The Task: Watch and write about every movie on my shelf, in order (Blu-rays are sorted after DVDs), by June 10, 2015. Remaining movies: 71 Days to go: 48
Movie #369: Do the Right Thing
Rest in peace, Radio Raheem.
Almost 26 years since Do the Right Thing was released in theaters and at times it almost seems like nothing much has changed. You watch the news and see racial tensions and stereotypes that still plague us, that simmer right below the surface all the time, just waiting for a spark to set them off, just like they do in Spike Lee’s masterpiece, his signature film. I wonder now — just as I did back then — if there’s ever going to be an answer to all the hatred and rage, and I honestly don’t know. What I do know, however, is that Do the Right Thing is still as significant as bold and as powerful as it ever was.
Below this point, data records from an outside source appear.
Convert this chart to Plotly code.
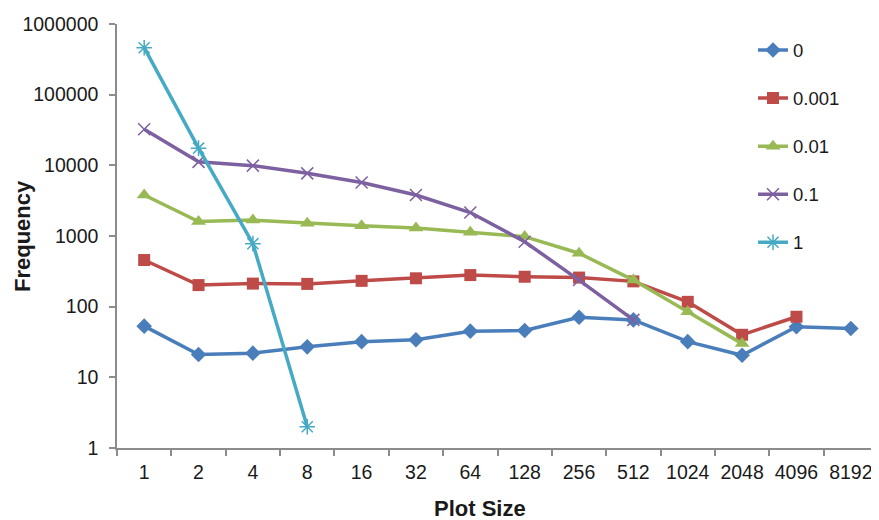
import plotly.graph_objects as go

plot_sizes = ["1", "2", "4", "8", "16", "32", "64", "128", "256", "512", "1024", "2048", "4096", "8192"]
series_names = ["0", "0.001", "0.01", "0.1", "1"]

freq_0 = [53, 21, 22, 27, 32, 34, 45, 46, 71, 65, 32, 20.5, 52, 49]
freq_0001 = [457, 202, 212, 210, 232, 252, 280, 265, 258, 228, 117, 40, 72, None]
freq_001 = [3800, 1600, 1680, 1520, 1400, 1300, 1130, 980, 570, 238, 85, 30, None, None]
freq_01 = [32400, 11200, 9900, 7700, 5700, 3800, 2150, 830, 238, 65, None, None, None, None]
freq_1 = [462000, 17500, 780, 2, None, None, None, None, None, None, None, None, None, None]

colors = ["#4A7EBB", "#BE4B48", "#98B954", "#7D60A0", "#46AAC5"]
symbols = ["diamond", "square", "triangle-up", "x-thin-open", "asterisk-open"]
sizes = [12, 12, 13, 12, 13]
all_vals = [freq_0, freq_0001, freq_001, freq_01, freq_1]

fig = go.Figure()
for name, vals, c, s, sz in zip(series_names, all_vals, colors, symbols, sizes):
    open_sym = s.endswith("open")
    fig.add_trace(go.Scatter(
        x=plot_sizes, y=vals, name=name, mode="lines+markers",
        legendgroup=name,
        line=dict(color=c, width=3.5),
        marker=dict(symbol=s, size=sz, color=c,
                    line=dict(color=c, width=1.5 if open_sym else 0)),
        connectgaps=False,
    ))

# page body has an 8px margin: figure is 871x512 placed at (8, 8)
PW = 761.0  # plot width in px
PH = 424.0  # plot height in px
axis_color = "#8C8C8C"
fig.update_layout(
    width=871, height=512,
    margin=dict(l=109, r=1, t=16, b=72),
    paper_bgcolor="white", plot_bgcolor="white",
    font=dict(family="Liberation Sans, Arial, sans-serif", size=19.5, color="#1a1a1a"),
    showlegend=True,
    legend=dict(x=(753 - 117) / PW, y=(448 - 31.5) / PH, xanchor="left", yanchor="top",
                bgcolor="rgba(0,0,0,0)", font=dict(size=18.5),
                tracegroupgap=21, traceorder="grouped"),
    xaxis=dict(type="category", range=[-0.5, 13.5], showgrid=False,
               showline=True, linecolor=axis_color, linewidth=1.5,
               ticks="outside", tickson="boundaries", ticklen=6,
               tickcolor=axis_color, tickwidth=1.5, zeroline=False,
               ticklabelstandoff=6),
    yaxis=dict(type="log", range=[0, 6], showgrid=False,
               showline=True, linecolor=axis_color, linewidth=1.5,
               ticks="outside", ticklen=6, tickcolor=axis_color, tickwidth=1.5,
               tickvals=[1, 10, 100, 1000, 10000, 100000, 1000000],
               ticktext=["1", "10", "100", "1000", "10000", "100000", "1000000"],
               zeroline=False, ticklabelstandoff=7),
    annotations=[
        dict(text="<b>Frequency</b>", xref="paper", yref="paper",
             x=(22 - 117) / PW, y=0.5, xanchor="center", yanchor="middle",
             textangle=-90, showarrow=False, font=dict(size=22)),
        dict(text="<b>Plot Size</b>", xref="paper", yref="paper",
             x=(480 - 117) / PW, y=(448 - 508) / PH, xanchor="center",
             yanchor="middle", showarrow=False, font=dict(size=22)),
    ],
)

fig.write_html("out.html")
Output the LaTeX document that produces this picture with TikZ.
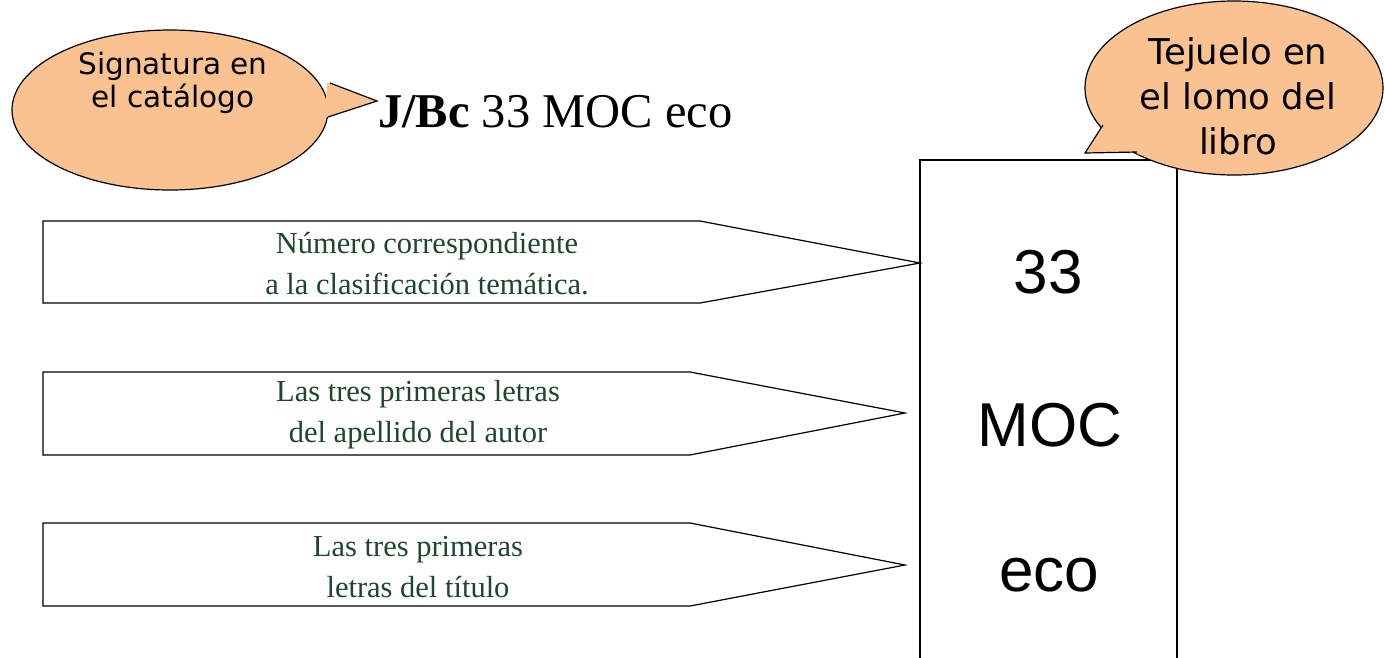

The movie is an intimate, knowing portrait of the New York City neighborhood of Bed-Stuy, and in a way it’s easy to see how much Lee loves it and celebrates its culture. But the film itself is about the anger and intolerance in all of us, as it documents the clashing personalities and rising tensions on this sizzling hot summer day across a couple of city blocks. Lee himself plays Mookie, the main character, who is kind of a layabout good-for-nothing according to most of the neighborhood folks — especially his sister Jade (played by Lee’s own sister Joie) and girlfriend Tina (Rosie Perez). He delivers pizza for Sal (Danny Aiello), giving him a lot of time to socialize and mingle with people on the street. These include old timers Da Mayor (Ossie Davis) and Mother Sister (Ruby Dee), middle-aged complainers Coconut Sid (Frankie Faison) and Sweet Dick Willie (Robin Harris), and young trouble makers like the activist Buggin’ Out (Giancarlo Esposito) and the aforementioned Radio Raheem (Bill Nunn), who will meet an untimely end. The neighborhood is primarily black, but when Sal opened his pizzeria it used to be Italian, and as the complainers have noted, Koreans and Puerto Ricans are moving in on their territory. Everyone is part of the problem, including the cops, and nobody is able to stop these clashing prejudices from eventually erupting into a deadly and destructive riot.
The movie is a profoundly important one, I think. One that everyone should see. But one of my most distinct memories of it — more distinct, even, than seeing it in the theater that first time — was when ABC aired it on TV. I just remember what an insanely bad idea this was, and how poorly thought out, because while Do the Right Thing makes an incredibly powerful and essential cultural statement, it’s full of profanity and racial slurs and all sorts of things ABC was never going to get to show on television. It was so stupid to me — not that ABC wanted to show the film, but that it would have to be so drastically censored. One of the points of the film are the crass and vulgar ways people speak about one another when tempers rise, and if you mute those for broadcast — or worse, record over them with softball alternatives — it dilutes the message to meaninglessness. I understand that some words are not appropriate for young children, and that some people are offended by profanity, but the explicitness is as essential to Do the Right Thing as Do the Right Thing is to the social consciousness. Sadly, however, we still live in a world in which a movie can chop someone’s head off and be rated PG-13, but if someone says “fuck” in a family drama more than once, it’s an automatic R.
I guess what I’m saying is, context is everything. And a movie is more than just a bunch of bad words, just like a riot is more than just a riot.